While Gorsuch has voted with the other conservative justices on most of the court’s major cases, he has also sided with liberals on notable cases, including one in which he wrote the opinion in 2020 which expanded protections against discrimination in the workplace to LGBTQ people. Gorsuch has also sided with the liberal justices in every case the court has heard involving Native Americans since he joined the court.
Immigration, especially when those opposing deportation complained they were not given adequate notice of hearings, is another area where he typically breaks with his conservative colleagues.
Gorsuch recently returned from a summer teaching assignment in Porto, Portugal, for George Mason University’s law school. Last year, he spent two weeks in Lisbon, Portugal, on the same program, for which he was paid nearly $30,000, plus meals, lodging and travel.
Later this week, he will travel to the Ronald Reagan Presidential Library in Simi Valley, California, to talk about the new book.
The day he met AP, he said, was the first time he had put on a tie in weeks. He wore a navy suit, cowboy boots and a Western-style belt.

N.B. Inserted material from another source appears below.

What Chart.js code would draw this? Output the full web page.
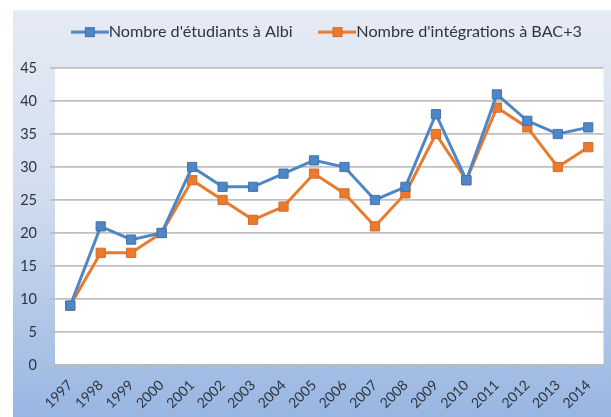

He seemed at ease, offering chocolate chip cookies and coffee to visitors and joking with a reporter who mentioned an upcoming trip to the New Jersey shore. “Go fly some flags over there,” Gorsuch said, referring to the controversy over flags, similar to the one raised by the Jan. 6 rioters, that were flown on homes owned by Justice Samuel Alito and his wife.
Gorsuch isn’t the only justice releasing a book this summer. Justice Ketanji Brown Jackson’s memoir, “Lovely One,” will be published next month.